I learned to code for others after that job
I tried to explain to the HR person that came in to prep for my exit from that job. I wore about six different hats.
You need a programmer, a system administrator, a database administrator, a technical manager, a help desk person and the programmer better know C, Perl, all the Unix command line possibilities as they are in shell scripts all over the place, oh, and this is a new multiprocessor Unix system that is way new cheap desktop technology and is prone to failure. So you better be able to handle the rolling oracle backup system that I created before Oracle had it. There are 30 users right down the hall from you and will walk into your office to try to distract you. They are all nice people. You have to kick them out nicely. Unless there is a real request to be dealt with. You will never have a moment of free time if you don't know how to manage it. There is a once a month production that goes for three straight days. You better be available the entire time. The system will call you if there is a problem. You better be willing to carry the beeper 24 by 7. And don't expect any support from corporate because they don't know s*** about this system and they told me I was on my own when I created it and my boss was fine with that.
She laughed at me. I knew the end was near when that happened.
My boss fought for this system.
I had a mediocre assistant that had been forced upon me at that point so she was going to be in charge when I left. And she was no programmer and a piss poor junior admin. But there was no smoking guns to fire her. She spent 90% of her time writing her unpublished novel. I was not allowed to fire her.
They closed that division about a year after I left. Either I timed it perfectly or there was technical problems after I left.
After that point I spent a couple years building a system and then hiring and managing other programmers. I kept writing my own systems and handing them off to other programmers.
I spent an enormous amount of time recruiting. I visited classes and user groups and interacted with hundreds of people as I handed out my card and tried to attract the best and the brightest. My best perl programmer was an English major in college.
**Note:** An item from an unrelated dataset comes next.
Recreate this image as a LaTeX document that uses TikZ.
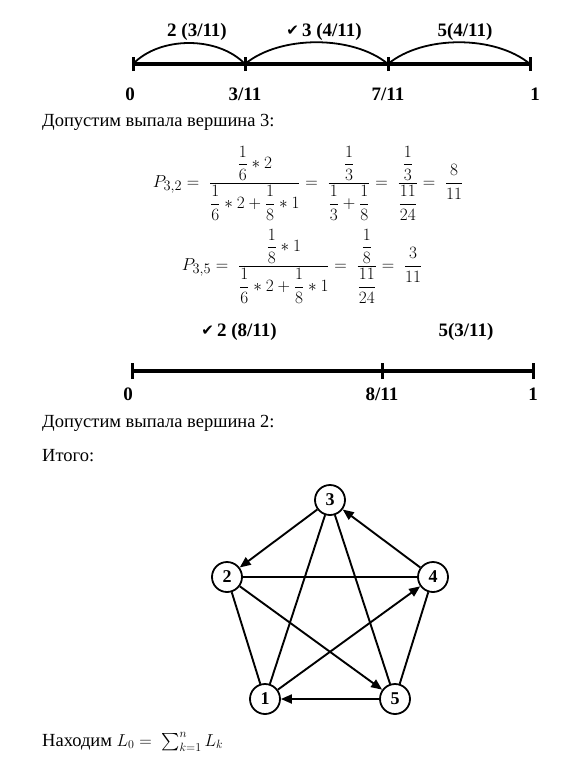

And his last name was Pearl. He was born into it. He was tossed at me via a recruiter and his resume was absolutely no mach for the job. But on interview it was obvious and over the years he amazed me again and again. He was one of many.
I also had my failures. So I became very careful.
Bottom line is I never tried to embed and I always try to hire smarter than me.
So everything I wrote had to be easily understood by any programmer that I was willing to hire. And I didn't code obscure to be fancy. But occasionally you have to do table driven regular expressions in closures and that s*** goes wild.